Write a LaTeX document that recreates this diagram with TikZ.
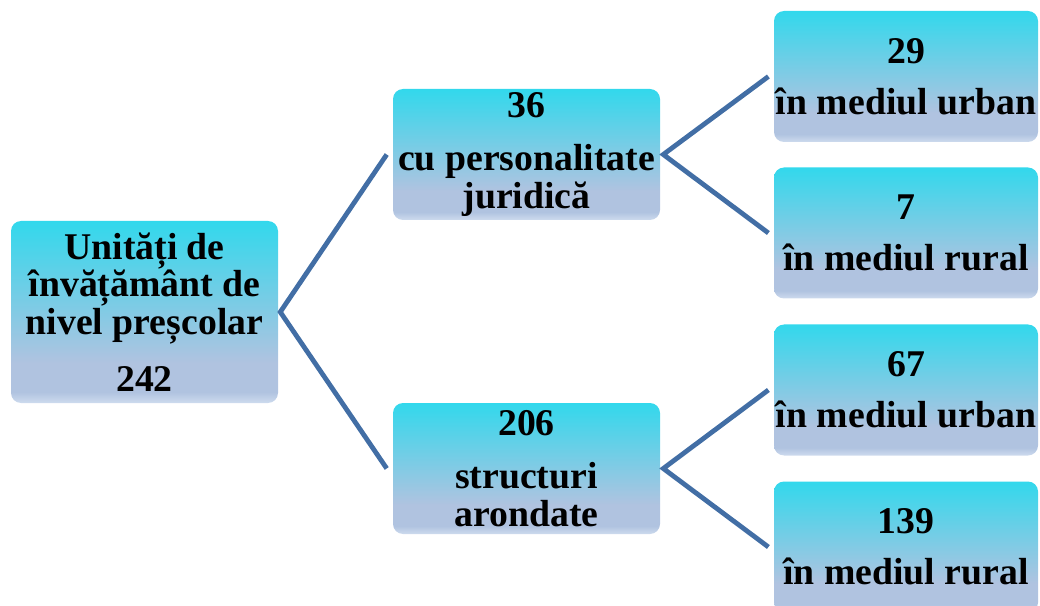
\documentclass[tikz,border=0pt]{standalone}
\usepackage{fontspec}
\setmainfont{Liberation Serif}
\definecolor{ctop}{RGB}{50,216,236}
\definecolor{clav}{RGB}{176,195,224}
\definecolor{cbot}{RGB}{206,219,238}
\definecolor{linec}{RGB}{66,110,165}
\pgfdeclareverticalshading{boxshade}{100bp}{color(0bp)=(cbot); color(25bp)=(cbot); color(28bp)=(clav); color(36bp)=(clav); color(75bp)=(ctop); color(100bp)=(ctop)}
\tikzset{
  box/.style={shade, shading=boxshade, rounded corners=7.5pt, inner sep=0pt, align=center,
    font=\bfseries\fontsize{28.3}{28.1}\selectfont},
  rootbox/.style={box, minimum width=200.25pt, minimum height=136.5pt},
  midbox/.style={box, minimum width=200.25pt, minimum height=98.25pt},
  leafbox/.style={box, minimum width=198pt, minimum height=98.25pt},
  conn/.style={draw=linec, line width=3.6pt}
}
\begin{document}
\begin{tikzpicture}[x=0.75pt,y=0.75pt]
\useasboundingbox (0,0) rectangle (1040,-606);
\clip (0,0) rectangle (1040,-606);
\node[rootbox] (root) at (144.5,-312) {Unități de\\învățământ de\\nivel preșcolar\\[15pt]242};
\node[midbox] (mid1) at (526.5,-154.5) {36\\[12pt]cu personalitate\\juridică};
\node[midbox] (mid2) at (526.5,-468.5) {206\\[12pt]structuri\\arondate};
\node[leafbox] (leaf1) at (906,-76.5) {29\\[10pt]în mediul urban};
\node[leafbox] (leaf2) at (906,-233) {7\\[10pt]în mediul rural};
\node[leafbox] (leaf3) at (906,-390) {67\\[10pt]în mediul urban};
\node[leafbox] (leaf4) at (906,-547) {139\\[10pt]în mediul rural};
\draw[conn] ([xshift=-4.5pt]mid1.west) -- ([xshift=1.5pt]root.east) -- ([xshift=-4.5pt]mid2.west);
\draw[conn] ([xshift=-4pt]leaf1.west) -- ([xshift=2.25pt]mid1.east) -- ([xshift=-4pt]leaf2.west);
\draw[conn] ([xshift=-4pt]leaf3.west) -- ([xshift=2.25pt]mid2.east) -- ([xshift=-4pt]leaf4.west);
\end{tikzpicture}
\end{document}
**********
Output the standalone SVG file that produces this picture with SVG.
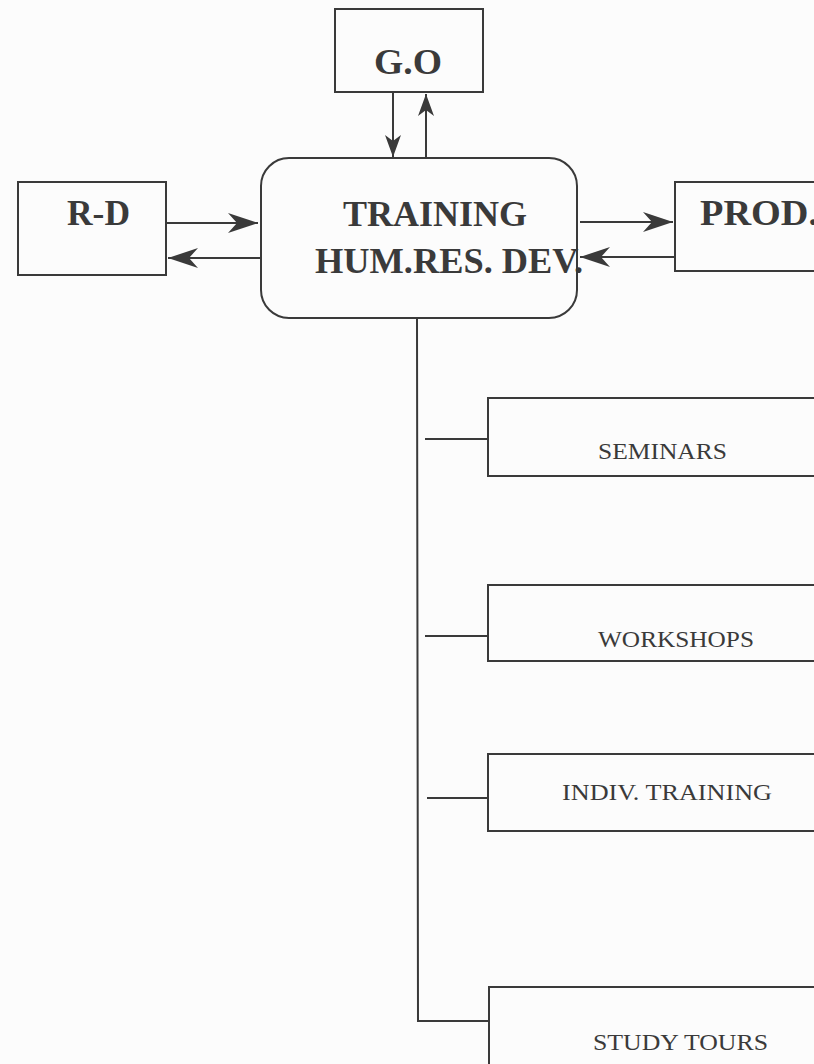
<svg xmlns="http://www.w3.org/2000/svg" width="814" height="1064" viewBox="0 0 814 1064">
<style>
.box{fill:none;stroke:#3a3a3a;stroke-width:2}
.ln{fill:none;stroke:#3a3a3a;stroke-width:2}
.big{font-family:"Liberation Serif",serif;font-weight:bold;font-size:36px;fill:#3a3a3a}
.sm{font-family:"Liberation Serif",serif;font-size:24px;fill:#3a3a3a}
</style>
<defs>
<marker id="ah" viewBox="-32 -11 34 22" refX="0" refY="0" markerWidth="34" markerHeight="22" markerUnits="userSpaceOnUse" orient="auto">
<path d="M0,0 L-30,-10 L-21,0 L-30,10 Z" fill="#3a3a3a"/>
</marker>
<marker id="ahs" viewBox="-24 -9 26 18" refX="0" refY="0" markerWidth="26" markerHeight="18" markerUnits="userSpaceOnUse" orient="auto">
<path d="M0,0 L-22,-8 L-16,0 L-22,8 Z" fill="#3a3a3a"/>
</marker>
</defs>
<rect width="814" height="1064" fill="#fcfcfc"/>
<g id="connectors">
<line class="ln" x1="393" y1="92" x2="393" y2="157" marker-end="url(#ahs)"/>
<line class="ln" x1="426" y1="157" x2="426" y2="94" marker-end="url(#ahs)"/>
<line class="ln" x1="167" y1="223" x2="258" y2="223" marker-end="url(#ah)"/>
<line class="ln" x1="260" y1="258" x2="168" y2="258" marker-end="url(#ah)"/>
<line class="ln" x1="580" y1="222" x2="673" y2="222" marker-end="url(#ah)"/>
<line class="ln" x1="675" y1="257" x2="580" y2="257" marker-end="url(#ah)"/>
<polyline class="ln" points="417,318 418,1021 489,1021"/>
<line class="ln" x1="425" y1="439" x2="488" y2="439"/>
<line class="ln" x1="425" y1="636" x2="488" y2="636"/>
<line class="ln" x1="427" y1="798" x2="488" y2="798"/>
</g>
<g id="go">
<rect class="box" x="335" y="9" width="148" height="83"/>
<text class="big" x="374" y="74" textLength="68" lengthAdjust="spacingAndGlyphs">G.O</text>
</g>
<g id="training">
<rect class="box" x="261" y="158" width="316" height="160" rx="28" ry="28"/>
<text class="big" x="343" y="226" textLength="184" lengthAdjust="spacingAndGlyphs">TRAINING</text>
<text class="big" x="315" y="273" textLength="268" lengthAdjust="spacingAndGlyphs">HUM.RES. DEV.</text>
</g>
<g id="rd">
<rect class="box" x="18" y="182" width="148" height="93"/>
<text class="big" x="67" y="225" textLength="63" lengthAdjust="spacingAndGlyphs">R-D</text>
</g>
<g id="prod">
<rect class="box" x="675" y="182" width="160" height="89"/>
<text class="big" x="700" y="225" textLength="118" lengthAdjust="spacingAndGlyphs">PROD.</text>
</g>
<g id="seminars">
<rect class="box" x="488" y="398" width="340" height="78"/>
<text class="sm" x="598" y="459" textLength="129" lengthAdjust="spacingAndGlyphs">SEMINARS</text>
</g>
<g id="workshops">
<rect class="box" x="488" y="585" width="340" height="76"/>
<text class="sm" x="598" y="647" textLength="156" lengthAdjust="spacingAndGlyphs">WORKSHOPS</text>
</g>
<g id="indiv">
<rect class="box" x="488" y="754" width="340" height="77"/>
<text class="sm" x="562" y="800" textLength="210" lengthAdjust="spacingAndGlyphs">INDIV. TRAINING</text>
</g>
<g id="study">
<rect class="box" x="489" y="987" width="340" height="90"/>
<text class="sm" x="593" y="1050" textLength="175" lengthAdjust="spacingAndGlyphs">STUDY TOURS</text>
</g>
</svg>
**********
■ **What you should do**
What is the number of lines that hold the string "standalone"? Reply with that number alone.

■ **Result**
2